Risks and counterarguments
Bottom line - this is an asymmetric-but-risky idea. Here are the most material risks to monitor:
- Execution risk on missions and integration. Space projects have hard technical milestones. Missed deliveries, launch failures or failed integration of Lanteris capabilities would sharply re-rate the name.
- Accounting and capital-structure complexity. The company shows a large redeemable noncontrolling interest and negative parent equity. Those items can create outsized P&L and balance-sheet swings and complicate valuation for common shareholders.
- Dilution and financing risk. The Q3 cash flow shows substantial financing inflows (~$296M) which helped current assets swell. Future capital needs or debt covenants could force further equity issuance and dilute holders.
- Concentration on government programs. A significant portion of the upside depends on defense/civil programs (Golden Dome, AFRL work). Shifts in political funding or procurement timelines could delay or reduce awards.
- Insider selling and governance optics. A notable CEO sale was reported on 01/05/2026 (CEO sold 2,000,000 shares for $31.5M). While insider selling can be for personal reasons, it increases short-term volatility and deserves scrutiny.
- Counterargument - You could argue the stock is already richly priced for delivery risk. With an implied market cap near $2.2B and significant debt (~$335M), the company must convert won contracts into steady revenue and profits to justify that value. If it fails to win Golden Dome-related work or prove integration economics, downside could be severe.
What would change my mind (catalysts to flip stance)
I would reduce or reverse a long position if any of the following occur:
- Two consecutive quarters of material contract execution failures or launch-related losses.
- Clear evidence of balance-sheet stress: inability to meet debt obligations, major covenant breaches, or a need for dilutive equity at distressed prices.
- Management guidance that materially narrows the addressable opportunity (e.g., public statements that Golden Dome work will be steered to primes without commercial subcontracting).
Conclusion - clear stance and watchlist
Intuitive Machines is a high-conviction speculative long for position-sized investors betting that the company transitions from mission vendor to satellite/power prime for national security programs.
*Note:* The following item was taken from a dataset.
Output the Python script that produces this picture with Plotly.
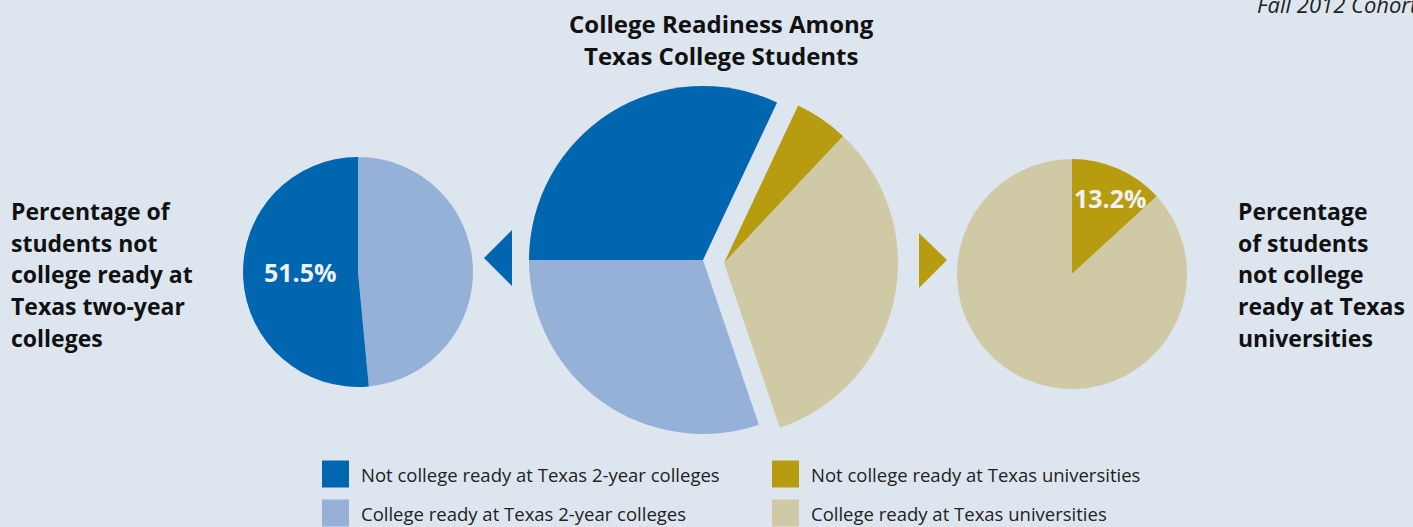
import plotly.graph_objects as go

# ---------------- data ----------------
center_labels = ["Not college ready at Texas 2-year colleges",
                 "Not college ready at Texas universities",
                 "College ready at Texas universities",
                 "College ready at Texas 2-year colleges"]
center_values = [32.0, 5.0, 32.8, 30.2]

left_labels = ["College ready at Texas 2-year colleges",
               "Not college ready at Texas 2-year colleges"]
left_values = [48.5, 51.5]

right_labels = ["Not college ready at Texas universities",
                "College ready at Texas universities"]
right_values = [13.2, 86.8]

legend_order = ["Not college ready at Texas 2-year colleges",
                "College ready at Texas 2-year colleges",
                "Not college ready at Texas universities",
                "College ready at Texas universities"]

title_lines = ["College Readiness Among", "Texas College Students"]
left_text = ["Percentage of", "students not", "college ready at", "Texas two-year", "colleges"]
right_text = ["Percentage", "of students", "not college", "ready at Texas", "universities"]
corner_text = "Fall 2012 Cohort"

colors = {
    "Not college ready at Texas 2-year colleges": "#0066b0",
    "College ready at Texas 2-year colleges": "#95b1d8",
    "Not college ready at Texas universities": "#b89c10",
    "College ready at Texas universities": "#d0c9a5",
}
BG = "#dde6ef"
TRANSP = "rgba(0,0,0,0)"

W, H = 1413, 527
def fx(x): return x / W
def fy(y): return 1 - y / H

FONT = "Open Sans"

fig = go.Figure()

def pie(labels, values, cx, cy, r, rot, direction, colorlist):
    fig.add_trace(go.Pie(
        labels=labels, values=values, sort=False,
        rotation=rot, direction=direction,
        marker=dict(colors=colorlist, line=dict(width=0)),
        textinfo="none", hoverinfo="skip", showlegend=False,
        domain=dict(x=[fx(cx - r), fx(cx + r)], y=[fy(cy + r), fy(cy - r)]),
    ))

# left pie
pie(left_labels, left_values, 358, 272, 115, 0, "clockwise",
    [colors[l] for l in left_labels])
# right pie
pie(right_labels, right_values, 1072, 274, 115, 0, "clockwise",
    [colors[l] for l in right_labels])
# center pie: 2-year group
pie(center_labels, center_values, 703, 260, 174, 270, "clockwise",
    [colors[l] if "2-year" in l else TRANSP for l in center_labels])
# center pie: university group (exploded as a group)
pie(center_labels, center_values, 724, 263, 174, 270, "clockwise",
    [colors[l] if "universities" in l else TRANSP for l in center_labels])

ann = []
# title
for i, t in enumerate(title_lines):
    ann.append(dict(x=fx(721), y=fy(24 + 32 * i), text=t, showarrow=False,
                    xanchor="center", yanchor="middle",
                    font=dict(family=FONT, size=24, color="#111111", weight="bold")))
# side texts
for i, t in enumerate(left_text):
    ann.append(dict(x=fx(9), y=fy(211 + 31.7 * i), text=t, showarrow=False,
                    xanchor="left", yanchor="middle",
                    font=dict(family=FONT, size=23, color="#111111", weight="bold")))
for i, t in enumerate(right_text):
    ann.append(dict(x=fx(1236), y=fy(211 + 31.7 * i), text=t, showarrow=False,
                    xanchor="left", yanchor="middle",
                    font=dict(family=FONT, size=23, color="#111111", weight="bold")))
# pie value labels
ann.append(dict(x=fx(300), y=fy(272), text=f"{left_values[1]}%", showarrow=False,
                xanchor="center", yanchor="middle",
                font=dict(family=FONT, size=25, color="#eef2f7", weight="bold")))
ann.append(dict(x=fx(1110), y=fy(198), text=f"{right_values[0]}%", showarrow=False,
                xanchor="center", yanchor="middle",
                font=dict(family=FONT, size=25, color="#eef2f7", weight="bold")))
# corner italic text (partly cut by the top/right edge, as in the source)
ann.append(dict(x=fx(1255), y=fy(4), text=f"<i>{corner_text}</i>", showarrow=False,
                xanchor="left", yanchor="middle",
                font=dict(family=FONT, size=22, color="#222222")))

shapes = []
# legend (manual, 2 columns)
leg_pos = [(322, 474), (322, 513), (772, 474), (772, 513)]
for lab, (lx, ly) in zip(legend_order, leg_pos):
    shapes.append(dict(type="rect", xref="paper", yref="paper",
                       x0=fx(lx), x1=fx(lx + 27), y0=fy(ly + 13.5), y1=fy(ly - 13.5),
                       fillcolor=colors[lab], line=dict(width=0)))
    ann.append(dict(x=fx(lx + 37), y=fy(ly), text=lab, showarrow=False,
                    xanchor="left", yanchor="middle",
                    font=dict(family=FONT, size=18.5, color="#222222")))

# pointer triangles
def tri(pts, color):
    d = "M " + " L ".join(f"{fx(x)},{fy(y)}" for x, y in pts) + " Z"
    shapes.append(dict(type="path", xref="paper", yref="paper", path=d,
                       fillcolor=color, line=dict(width=0)))
tri([(484, 258), (512, 230), (512, 286)], colors[left_labels[1]])
tri([(947, 260), (919, 233), (919, 288)], colors[right_labels[0]])

fig.update_layout(
    width=W, height=H, autosize=False,
    margin=dict(l=0, r=0, t=0, b=0),
    paper_bgcolor=BG, plot_bgcolor=BG,
    showlegend=False,
    annotations=ann, shapes=shapes,
    font=dict(family=FONT),
)

fig.write_html("out.html", config={"displayModeBar": False},
               post_script="document.body.style.margin='0';document.body.style.overflow='hidden';")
The combination of AFRL work, the Lanteris acquisition and a near-term defense contract backdrop (Golden Dome discussion) is the thesis engine. However the balance sheet complexity, the CEO share sale on 01/05/2026 and the still-negative operating cash flow make this a high-risk trade. Use modest sizing, the suggested entry band ($18.00 - $19.50), a hard $14.00 stop, and tiered profit targets at $24, $32 and $45 to manage the asymmetric payoff.
What I will be watching closely: execution updates on Lanteris integration, any direct Golden Dome subcontracts or vendor mentions in award announcements, and the next two quarterly cash-flow prints. If the company shows improving operating cash flow and converts more backlog into multi-year service contracts, I will increase conviction. If it fails to do either, I will tighten stops or exit.
Disclosure: This is a trade idea, not investment advice. Position size according to your risk tolerance and consult a licensed advisor if needed.